I'm trying to use Python and Beautiful soup to open a link and extract data that is embedded within a tag. I've tried to do this but exhausted my knowledge.
Here are the portions of my code and what the text looks like that I am trying to grab the data from
sauce = urllib.request.urlopen(link).read() #link is the url
soup = BeautifulSoup(sauce,'lxml')
yy = soup.select('span[id^=ctl00_ContentPlaceHolder1_Label1]')
y = yy[0]
print(y)
print(y) results in the following data:
'<span id="ctl00_ContentPlaceHolder1_Label1"><div style="width:100%;clear:both;overflow:hidden;">\
<div style="width:17%;float:left;margin-right:10px;"><span style="font-size:16px;font-weight:bold;"> \
Licensee:</span></div><div style="float:left;"><span style="font-size:14px;font-weight:bold;">Company, INC.</span></div></div><div \
style="width:100%;clear:both;overflow: hidden;"><div style="width:17%;float:left;margin-right:10px;"> \
<span style="font-size:16px;font-weight:bold;">Facility:</span></div><div style="float:left;"> \
<span style="font-size:14px;font-weight:bold;">Joes Shop</span></div></div><br/><b>Status:</b> \
Licensed<br/><b>JOE SMITH - Director</b><br/><b>Phone:</b> (555)555-5555<br/> <span style="font-size:8pt"><table \
border="1" style="padding:1px 1px 5px 1px;border:1px solid #999999;width:497px;border-collapse:collapse;"><tr><td \
width="50%"><b>Daytime Hours:</b> 07:30 AM - 03:30 PM</td><td width="50%"><b>Nighttime Hours:</b> \
N/A - N/A</td></tr><tr><td width="50%"><b>Daytime Ages:</b> 4 YRS Through 5 YRS</td><td width="50%"><b> \
Nighttime Ages:</b> N/A</td></tr></table></span><br/><span style="font-size:12px;font-weight:bold;"> \
Mailing Address:</span><br/><span style="font-size:12px;">1909 CENTRAL PARK</span><br/> \
<span style="font-size:12px;">NEW YORK</span>, <span style="font-size:12px;">NY</span> \
<span style="font-size:12px;">58756</span><br/><br/><span style="font-size:12px;font-weight:bold;"> \
Street Address:</span><br/><span style="font-size:12px;">3996 Rhode Ave</span><br/> \
<span style="font-size:12px;">Cleveland</span>, <span style="font-size:12px;">OH</span> <span style="font-size:12px;">58475</span></span>'
I've tried:
ystring = y.getText(separator=u' ')
But this only left me with all the text and titles and all I want is the actual name, phone number, address, etc.

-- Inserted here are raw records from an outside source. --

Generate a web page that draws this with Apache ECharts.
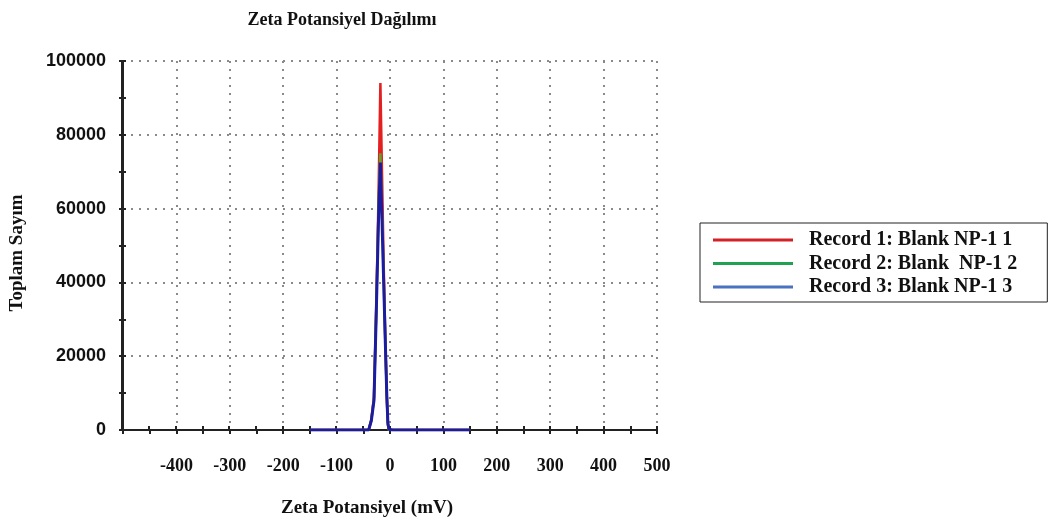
<!DOCTYPE html>
<html>
<head>
<meta charset="utf-8">
<script src="https://cdn.jsdelivr.net/npm/echarts@6/dist/echarts.min.js"></script>
<style>html,body{margin:0;padding:0;background:#fff;}#c{width:1053px;height:526px;}</style>
</head>
<body>
<div id="c"></div>
<script>
const titleText = 'Zeta Potansiyel Dağılımı';
const xName = 'Zeta Potansiyel (mV)';
const yName = 'Toplam Sayım';
const seriesNames = ['Record 1: Blank NP-1 1', 'Record 2: Blank  NP-1 2', 'Record 3: Blank NP-1 3'];
// zeta potential (mV)
const zeta = [-150, -100, -60, -45, -40, -35, -30, -26, -23, -21, -18, -15, -12, -9, -6, -4, -2, 0, 5, 50, 100, 150];
// total counts
const record1 = [0, 0, 0, 0, 0, 2800, 9000, 32000, 52000, 68000, 94000, 70000, 46000, 26000, 9000, 1500, 0, 0, 0, 0, 0, 0];
const record2 = [0, 0, 0, 0, 0, 2600, 8500, 31000, 50000, 63000, 75000, 59000, 42000, 25000, 9000, 1500, 0, 0, 0, 0, 0, 0];
const record3 = [0, 0, 0, 0, 0, 2500, 8000, 30000, 48000, 60000, 72500, 57000, 41000, 25000, 9500, 2000, 200, 0, 0, 0, 0, 0];
const xTicks = [-500, 500, 100];
const yTicks = [0, 100000, 20000];

const lineColors = ['#e41f1f', '#5ba52c', '#1c1ca0'];
const legendColors = ['#d42027', '#1fa352', '#4a72c0'];
const serif = '"Liberation Serif", "Times New Roman", serif';
const sans = '"Liberation Sans", Arial, sans-serif';

function pairs(ys) { return zeta.map((x, i) => [x, ys[i]]); }

const chart = echarts.init(document.getElementById('c'), null, {renderer: 'canvas'});
const gridLine = {show: true, lineStyle: {color: '#8a8a8a', width: 2, type: [2, 6]}};
const tickStyle = {color: '#222', width: 2};
const gridRect = {left: 122, right: 396, top: 61, bottom: 96};
chart.setOption({
  animation: false,
  backgroundColor: '#fff',
  title: {
    text: titleText, left: 337, top: 6, textAlign: 'center',
    textStyle: {fontFamily: serif, fontWeight: 'bold', fontSize: 18, color: '#111'}
  },
  legend: {
    orient: 'vertical', left: 700, top: 223,
    icon: 'rect', itemWidth: 80, itemHeight: 3, itemGap: 3.5,
    padding: [7, 30, 5, 13],
    borderColor: '#222', borderWidth: 1,
    textStyle: {fontFamily: serif, fontWeight: 'bold', fontSize: 20, color: '#111', lineHeight: 20, padding: [0, 0, 0, 11]},
    data: seriesNames.map((n, i) => ({name: n, itemStyle: {color: legendColors[i]}, lineStyle: {color: legendColors[i]}}))
  },
  grid: [Object.assign({}, gridRect), Object.assign({}, gridRect)],
  xAxis: [{
    gridIndex: 0, type: 'value', min: xTicks[0], max: xTicks[1], interval: xTicks[2],
    name: xName, nameLocation: 'middle', nameGap: 69,
    nameTextStyle: {fontFamily: serif, fontWeight: 'bold', fontSize: 19, color: '#111', padding: [0, 46, 0, 0]},
    axisLine: {show: true, onZero: false, lineStyle: {color: '#222', width: 2}},
    axisTick: {show: true, length: 4, lineStyle: tickStyle},
    minorTick: {show: true, splitNumber: 2, length: 4, lineStyle: tickStyle},
    axisLabel: {margin: 27, fontFamily: serif, fontWeight: 'bold', fontSize: 18, color: '#111',
      formatter: v => (v === xTicks[0] ? '' : String(v))},
    splitLine: gridLine
  }, {
    gridIndex: 1, type: 'value', min: xTicks[0], max: xTicks[1], interval: xTicks[2], position: 'bottom',
    axisLine: {show: true, onZero: false, lineStyle: {color: '#222', width: 2}},
    axisTick: {show: true, inside: true, length: 4, lineStyle: tickStyle},
    minorTick: {show: true, splitNumber: 2, length: 4, lineStyle: tickStyle},
    axisLabel: {show: false}, splitLine: {show: false}
  }],
  yAxis: [{
    gridIndex: 0, type: 'value', min: yTicks[0], max: yTicks[1], interval: yTicks[2],
    name: yName, nameLocation: 'middle', nameGap: 96, nameRotate: 90,
    nameTextStyle: {fontFamily: serif, fontWeight: 'bold', fontSize: 19, color: '#111', padding: [0, 15, 0, 0]},
    axisLine: {show: true, onZero: false, lineStyle: {color: '#222', width: 2}},
    axisTick: {show: true, length: 4, lineStyle: tickStyle},
    minorTick: {show: true, splitNumber: 2, length: 4, lineStyle: tickStyle},
    axisLabel: {margin: 17, fontFamily: sans, fontWeight: 'bold', fontSize: 18, color: '#111', formatter: v => String(v)},
    splitLine: gridLine
  }, {
    gridIndex: 1, type: 'value', min: yTicks[0], max: yTicks[1], interval: yTicks[2], position: 'left',
    axisLine: {show: true, onZero: false, lineStyle: {color: '#222', width: 2}},
    axisTick: {show: true, inside: true, length: 4, lineStyle: tickStyle},
    minorTick: {show: true, splitNumber: 2, length: 4, lineStyle: tickStyle},
    axisLabel: {show: false}, splitLine: {show: false}
  }],
  series: [record1, record2, record3].map((d, i) => ({
    name: seriesNames[i], type: 'line', data: pairs(d), showSymbol: false, symbol: 'none',
    xAxisIndex: 0, yAxisIndex: 0,
    lineStyle: {color: lineColors[i], width: i === 2 ? 3 : 2.5},
    itemStyle: {color: lineColors[i]}, z: 3 + i
  }))
});
</script>
</body>
</html>
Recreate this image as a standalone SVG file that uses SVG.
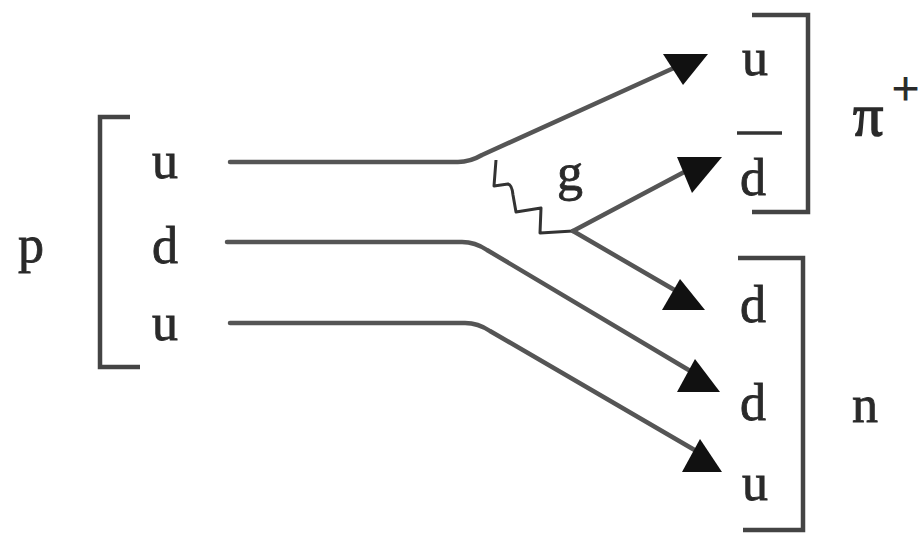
<svg xmlns="http://www.w3.org/2000/svg" width="922" height="535" viewBox="0 0 922 535">
<style>
.t{font-family:"Liberation Serif","Times New Roman",serif;font-size:52px;fill:#2a2a2a;stroke:#2a2a2a;stroke-width:0.8}
.q{fill:none;stroke:#555;stroke-width:4.5;stroke-linecap:round;stroke-linejoin:round}
.br{fill:none;stroke:#444;stroke-width:4.5}
.ah{fill:#111}
.gl{fill:none;stroke:#333;stroke-width:3;stroke-linejoin:round}
</style>
<rect width="922" height="535" fill="#fff"/>
<g id="proton">
<path class="br" d="M130,117 H100 V367 H140"/>
<text class="t" x="18" y="262">p</text>
<text class="t" x="152" y="178">u</text>
<text class="t" x="152" y="263">d</text>
<text class="t" x="152" y="340">u</text>
</g>
<g id="pion">
<path class="br" d="M752,15 H808 V212 H752"/>
<text class="t" x="742" y="75">u</text>
<text class="t" x="740" y="195">d</text>
<line x1="737" y1="133" x2="782" y2="133" stroke="#333" stroke-width="3.5"/>
<text class="t" x="853" y="135" style="font-size:60px;stroke-width:1.5">π</text>
<text class="t" x="892" y="105" style="font-size:48px;stroke-width:1.2">+</text>
</g>
<g id="neutron">
<path class="br" d="M738,258 H803 V530 H743"/>
<text class="t" x="740" y="322">d</text>
<text class="t" x="740" y="420">d</text>
<text class="t" x="742" y="500">u</text>
<text class="t" x="852" y="422">n</text>
</g>
<g id="gluon">
<path class="gl" d="M496,160 L494,186 L508,184 Q512,185 513,195 L516,212 L541,208 L540,233 L573,231"/>
<text class="t" x="557" y="190">g</text>
</g>
<g id="connectors">
<path class="q" d="M230,162 H458 Q470,162 482,155 L676,67"/>
<path class="q" d="M573,231 L688,170"/>
<path class="q" d="M573,231 L678,292"/>
<path class="q" d="M227,242 H462 Q475,242 487,250 L692,372"/>
<path class="q" d="M230,323 H465 Q478,323 490,331 L698,452"/>
<polygon class="ah" points="663,54 708,54 683,85"/>
<polygon class="ah" points="677,157 722,157 692,193"/>
<polygon class="ah" points="680,279 662,310 705,310"/>
<polygon class="ah" points="695,359 677,392 720,392"/>
<polygon class="ah" points="700,439 682,472 722,472"/>
</g>
</svg>
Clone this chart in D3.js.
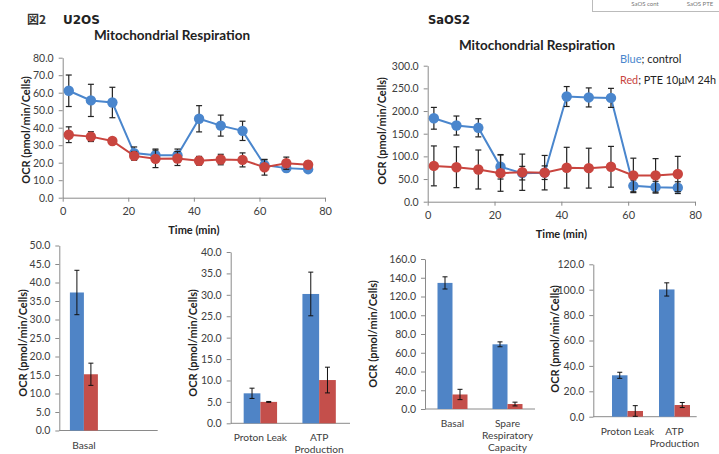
<!DOCTYPE html>
<html><head><meta charset="utf-8">
<script src="https://cdn.jsdelivr.net/npm/d3@7"></script>
<style>
body{margin:0;background:#fff;}
svg{display:block;font-family:Lato,"Open Sans",sans-serif;}
</style></head>
<body><svg id="c" width="719" height="454"></svg>
<script>
// ---------- data ----------
const times = [1.85, 8.6, 15.15, 21.8, 28.3, 35.0, 41.6, 48.2, 54.85, 61.55, 68.2, 74.85];
const timeTicks = [0, 20, 40, 60, 80];

const u2osCtrl    = [61.1, 55.6, 54.4, 25.5, 24.3, 24.3, 45.1, 41.2, 38.2, 18.6, 16.9, 16.3];
const u2osCtrlErr = [9.0, 9.2, 8.7, 3.5, 3.5, 3.5, 7.5, 6.0, 5.5, 3.0, 2.0, 1.5];
const u2osPte     = [36.0, 34.9, 32.4, 23.9, 22.2, 22.4, 21.1, 21.8, 21.6, 17.4, 19.7, 18.8];
const u2osPteErr  = [4.5, 2.8, 1.5, 2.5, 5.0, 4.0, 2.5, 3.0, 4.0, 4.5, 3.5, 2.0];

const saosCtrl    = [184, 168, 163, 77, 63, 64, 232, 230, 229, 35, 32, 31];
const saosCtrlErr = [24, 21, 20, 27, 15, 15, 22, 21, 21, 13, 13, 13];
const saosPte     = [79, 76, 71, 63, 65, 64, 75, 74, 77, 58, 58, 61];
const saosPteErr  = [44, 45, 43, 40, 40, 38, 45, 44, 45, 38, 37, 39];

const u2osBasalCats    = ["Basal", ""];
const u2osBasalCtrl    = [37.3, null];
const u2osBasalCtrlErr = [6.0, null];
const u2osBasalPte     = [15.2, null];
const u2osBasalPteErr  = [3.0, null];

const energyCats       = ["Proton Leak", "ATP\nProduction"];
const u2osEnergyCtrl    = [7.0, 30.2];
const u2osEnergyCtrlErr = [1.2, 5.1];
const u2osEnergyPte     = [5.0, 10.1];
const u2osEnergyPteErr  = [0.1, 3.0];

const saosBasalCats    = ["Basal", "Spare\nRespiratory\nCapacity"];
const saosBasalCtrl    = [134.5, 69.0];
const saosBasalCtrlErr = [6.5, 2.6];
const saosBasalPte     = [15.5, 5.3];
const saosBasalPteErr  = [5.5, 2.0];

const saosEnergyCtrl    = [32.6, 100.2];
const saosEnergyCtrlErr = [2.4, 5.2];
const saosEnergyPte     = [4.5, 9.2];
const saosEnergyPteErr  = [4.2, 2.0];

const yLabel = "OCR (pmol/min/Cells)";

// ---------- styles ----------
const BLUE = "#4a86cd", RED = "#c9453f";
const BAR_BLUE = "#4f84c6", BAR_RED = "#c44f4b";
const AXIS = "#8a8a8a", TXT = "#404040";

const svg = d3.select("#c");
svg.append("rect").attr("width",719).attr("height",454).attr("fill","#fff");

function styleAxis(g){
  g.select(".domain").attr("stroke", AXIS);
  g.selectAll(".tick line").attr("stroke", AXIS);
  g.selectAll(".tick text").attr("fill", TXT).attr("font-size", 10.5).attr("font-family","Lato");
}

function yTitle(x, y, size){
  svg.append("text").attr("transform",`translate(${x},${y}) rotate(-90)`)
    .attr("text-anchor","middle").attr("dominant-baseline","central")
    .attr("font-weight","bold").attr("font-size", size || 11).attr("fill","#222").text(yLabel);
}

function lineChart(cfg){
  const x = d3.scaleLinear().domain([0,80]).range([cfg.x0, cfg.x1]);
  const y = d3.scaleLinear().domain([0,cfg.ymax]).range([cfg.yb, cfg.yt]);
  const gy = svg.append("g").attr("transform",`translate(${cfg.x0},0)`)
    .call(d3.axisLeft(y).tickValues(d3.range(0,cfg.ymax+0.001,cfg.step)).tickFormat(d3.format(".1f")).tickSize(4).tickPadding(5).tickSizeOuter(0));
  styleAxis(gy);
  const gx = svg.append("g").attr("transform",`translate(0,${cfg.yb})`)
    .call(d3.axisBottom(x).tickValues(timeTicks).tickSize(4).tickPadding(6).tickSizeOuter(0));
  styleAxis(gx);
  gx.selectAll(".tick text").attr("font-size", 11);
  const series = [
    {v: cfg.ctrl, e: cfg.ctrlErr, c: BLUE},
    {v: cfg.pte,  e: cfg.pteErr,  c: RED}
  ];
  const line = d3.line().x((d,i)=>x(times[i])).y(d=>y(d));
  series.forEach(s=>{
    const g = svg.append("g");
    g.append("path").datum(s.v).attr("d", line).attr("fill","none").attr("stroke", s.c).attr("stroke-width",2);
    const eb = g.selectAll("g.eb").data(s.v).join("g");
    eb.append("line").attr("x1",(d,i)=>x(times[i])).attr("x2",(d,i)=>x(times[i]))
      .attr("y1",(d,i)=>y(d+s.e[i])).attr("y2",(d,i)=>y(d-s.e[i])).attr("stroke","#222").attr("stroke-width",1.2);
    [1,-1].forEach(sg=>{
      eb.append("line").attr("x1",(d,i)=>x(times[i])-3).attr("x2",(d,i)=>x(times[i])+3)
        .attr("y1",(d,i)=>y(d+sg*s.e[i])).attr("y2",(d,i)=>y(d+sg*s.e[i])).attr("stroke","#222").attr("stroke-width",1.2);
    });
    g.selectAll("circle").data(s.v).join("circle").attr("cx",(d,i)=>x(times[i])).attr("cy",d=>y(d))
      .attr("r",5.2).attr("fill",s.c);
  });
  svg.append("text").attr("x",(cfg.x0+cfg.x1)/2).attr("y",cfg.yb+36).attr("text-anchor","middle")
    .attr("font-weight","bold").attr("font-size",11).attr("fill","#222").text("Time (min)");
}

function barChart(cfg){
  const y = d3.scaleLinear().domain([0,cfg.ymax]).range([cfg.yb, cfg.yt]);
  const x = d3.scaleBand().domain(cfg.cats.map((c,i)=>i)).range([cfg.b0, cfg.b1]);
  const gy = svg.append("g").attr("transform",`translate(${cfg.x0},0)`)
    .call(d3.axisLeft(y).tickValues(d3.range(0,cfg.ymax+0.001,cfg.step)).tickFormat(d3.format(".1f")).tickSize(4).tickPadding(5).tickSizeOuter(0));
  styleAxis(gy);
  svg.append("line").attr("x1",cfg.x0).attr("x2",cfg.x1).attr("y1",cfg.yb).attr("y2",cfg.yb).attr("stroke",AXIS);
  const bw = cfg.bw;
  const series = [
    {v: cfg.ctrl, e: cfg.ctrlErr, c: BAR_BLUE, off: -bw},
    {v: cfg.pte,  e: cfg.pteErr,  c: BAR_RED,  off: 0}
  ];
  series.forEach(s=>{
    s.v.forEach((d,i)=>{
      if(d==null) return;
      const cx = x(i) + x.bandwidth()/2 + s.off;
      svg.append("rect").attr("x",cx).attr("width",bw).attr("y",y(d)).attr("height",cfg.yb-y(d)).attr("fill",s.c);
      const mx = cx + bw/2, e = s.e[i];
      svg.append("line").attr("x1",mx).attr("x2",mx).attr("y1",y(d+e)).attr("y2",y(d-e)).attr("stroke","#111").attr("stroke-width",1);
      [e,-e].forEach(k=>svg.append("line").attr("x1",mx-2.5).attr("x2",mx+2.5).attr("y1",y(d+k)).attr("y2",y(d+k)).attr("stroke","#111").attr("stroke-width",1));
    });
  });
  cfg.cats.forEach((c,i)=>{
    const lines = c.split("\n");
    const t = svg.append("text").attr("text-anchor","middle").attr("font-size",10.2).attr("fill",TXT);
    lines.forEach((l,j)=>t.append("tspan").attr("x", x(i)+x.bandwidth()/2).attr("y", cfg.yb+18+j*11.8).text(l));
  });
}

// ---------- headers ----------
svg.append("text").attr("x",27).attr("y",24).attr("font-family","'Noto Sans CJK JP'").attr("font-weight","bold").attr("font-size",12).attr("fill","#333").text("図2");
svg.append("text").attr("x",63).attr("y",24).attr("font-family","'DejaVu Sans'").attr("font-weight","bold").attr("font-size",12).attr("fill","#222").text("U2OS");
svg.append("text").attr("x",428).attr("y",24).attr("font-family","'DejaVu Sans'").attr("font-weight","bold").attr("font-size",11.5).attr("fill","#222").text("SaOS2");
svg.append("text").attr("x",172).attr("y",40).attr("text-anchor","middle").attr("font-weight","bold").attr("font-size",13.5).attr("fill","#222").text("Mitochondrial Respiration");
svg.append("text").attr("x",537).attr("y",50).attr("text-anchor","middle").attr("font-weight","bold").attr("font-size",13.5).attr("fill","#222").text("Mitochondrial Respiration");

// legend
const lg1 = svg.append("text").attr("x",620).attr("y",63).attr("font-size",11).attr("fill","#222");
lg1.append("tspan").attr("fill",BLUE).text("Blue");
lg1.append("tspan").text("; control");
const lg2 = svg.append("text").attr("x",620).attr("y",84).attr("font-size",11).attr("fill","#222")
  .attr("textLength",96).attr("lengthAdjust","spacingAndGlyphs");
lg2.append("tspan").attr("fill",RED).text("Red");
lg2.append("tspan").text("; PTE 10μM 24h");

// cropped box top right
svg.append("rect").attr("x",592.5).attr("y",-5).attr("width",140).attr("height",16.5).attr("fill","#fff").attr("stroke","#bbb");
svg.append("text").attr("x",645).attr("y",6).attr("text-anchor","middle").attr("font-size",6).attr("fill","#777").text("SaOS cont");
svg.append("text").attr("x",700).attr("y",6).attr("text-anchor","middle").attr("font-size",6).attr("fill","#777").text("SaOS PTE");

// ---------- charts ----------
lineChart({x0:62.7, x1:325, yb:197.7, yt:57.7, ymax:80, step:10,
  ctrl:u2osCtrl, ctrlErr:u2osCtrlErr, pte:u2osPte, pteErr:u2osPteErr});
yTitle(25, 130);
lineChart({x0:427.7, x1:695, yb:201.7, yt:65.7, ymax:300, step:50,
  ctrl:saosCtrl, ctrlErr:saosCtrlErr, pte:saosPte, pteErr:saosPteErr});
yTitle(381, 131);

barChart({x0:59.3, x1:157.7, b0:59.3, b1:157.7, yb:430.5, yt:245.5, ymax:50, step:5, bw:14,
  cats:u2osBasalCats, ctrl:u2osBasalCtrl, ctrlErr:u2osBasalCtrlErr, pte:u2osBasalPte, pteErr:u2osBasalPteErr});
yTitle(22, 343);
barChart({x0:230.7, x1:350, b0:231, b1:348.5, yb:423.3, yt:252, ymax:40, step:5, bw:16.7,
  cats:energyCats, ctrl:u2osEnergyCtrl, ctrlErr:u2osEnergyCtrlErr, pte:u2osEnergyPte, pteErr:u2osEnergyPteErr});
yTitle(192, 343);
barChart({x0:425, x1:535, b0:425, b1:535, yb:409, yt:259, ymax:160, step:20, bw:15,
  cats:saosBasalCats, ctrl:saosBasalCtrl, ctrlErr:saosBasalCtrlErr, pte:saosBasalPte, pteErr:saosBasalPteErr});
yTitle(372, 334);
barChart({x0:593.3, x1:696.7, b0:604, b1:698, yb:416.7, yt:264.3, ymax:120, step:20, bw:15.5,
  cats:energyCats, ctrl:saosEnergyCtrl, ctrlErr:saosEnergyCtrlErr, pte:saosEnergyPte, pteErr:saosEnergyPteErr});
yTitle(554, 339);
</script></body></html>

Specifically, I'm trying to extract from this the following: Licensee (Company, Inc), Facility (Joes Shop), Status (Licensed), Director (Joe Smith), Phone ((555) 555-5555), Daytime Hours (07:30 AM - 03:30 PM), Nighttime Hours (N/A - N/A), Daytime Ages (4 YRS Through 5 YRS), Nighttime Ages (N/A), Mailing Address (1909 Central Park, New York, NY, 58756 (separate Street, City, State, zip by commas, and Street Address (3996 Rhode Ave, Cleveland, OH 58475))
Any thoughts or suggestions are greatly appreciated.